I clearly remember the days of such heady promise of all the things you "could do" - the possibilities were endless!

Right up until you sat down to start coding pages, and then the possibilities ended. The tech standards, the languages, more importantly the browsers, the bandwidth and the audiences, just weren't there yet.

And now, here we are at Web 2.0, with amazing things coming out everyday. Great applications, awesome interfaces and things we only dreamed of doing not long ago.

Now hot on the heels of "what REALLY CAN be done," Wine 2.0 emerges.

If there is any doubt in anyone's mind that the wine business is radically changing (for the better), these are great signs of the times all being tracked and watched by this rapidly growing industry community.

There are things happening that one never would have dreamed of just a couple of years ago. For instance, Vator.TV is holding Venture Capital competitions JUST FOR innovative wine industry companies (not just wineries, but any supporting services as well - we will have our full video pitch up for viewing on their competitive site within a few weeks from now).

There are a million-and-one social networking/wine enthusiast sites that offer free cellar management tools and niche networking that are being enabled by the coincidence of Web 2.0 technologies and the enormous growth in the wine business.

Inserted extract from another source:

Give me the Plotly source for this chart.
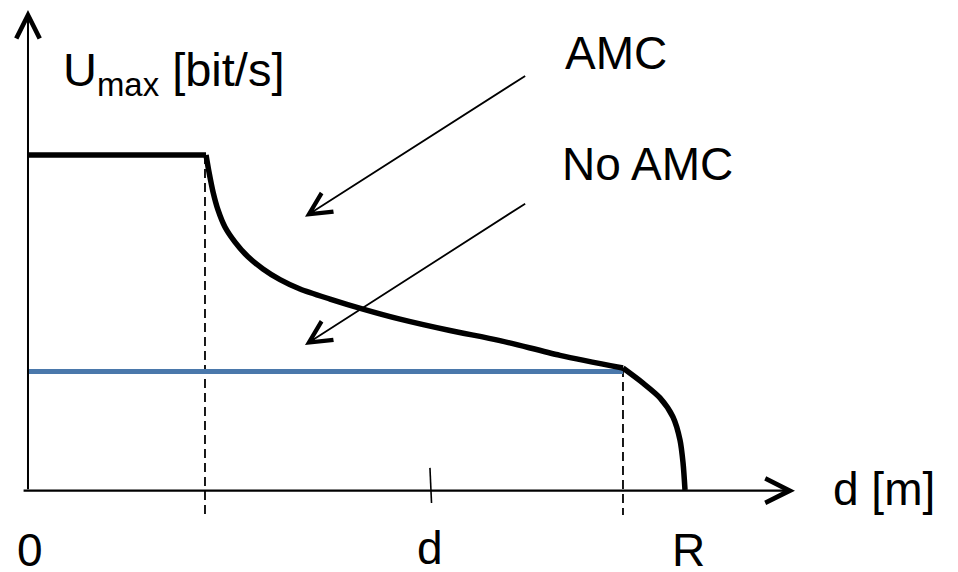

This is all really exciting for us - it validates the research and the market out there for the unique blend of services we'll be offering and the more research we do on other cellar management tools out there, the more we see how very different our interface and application really is.

Being able to check out all these communities only helps us further define what we do and do not want to be (we're not *all things* to all folks, for sure) and clarify what tools will be more useful than others by the adoption and use rates on existing apps.

The real defining point for Vino Veritas, however, is that our app isn't just an app - it's a means of delivering premium services tied to physical, climate controlled storage for our members.

It's going to be a great marriage of 2.0 tech, and 2.0 wine geeks... oh, and it's GREAT marketing that doesn't cost us a ton of money (relatively speaking).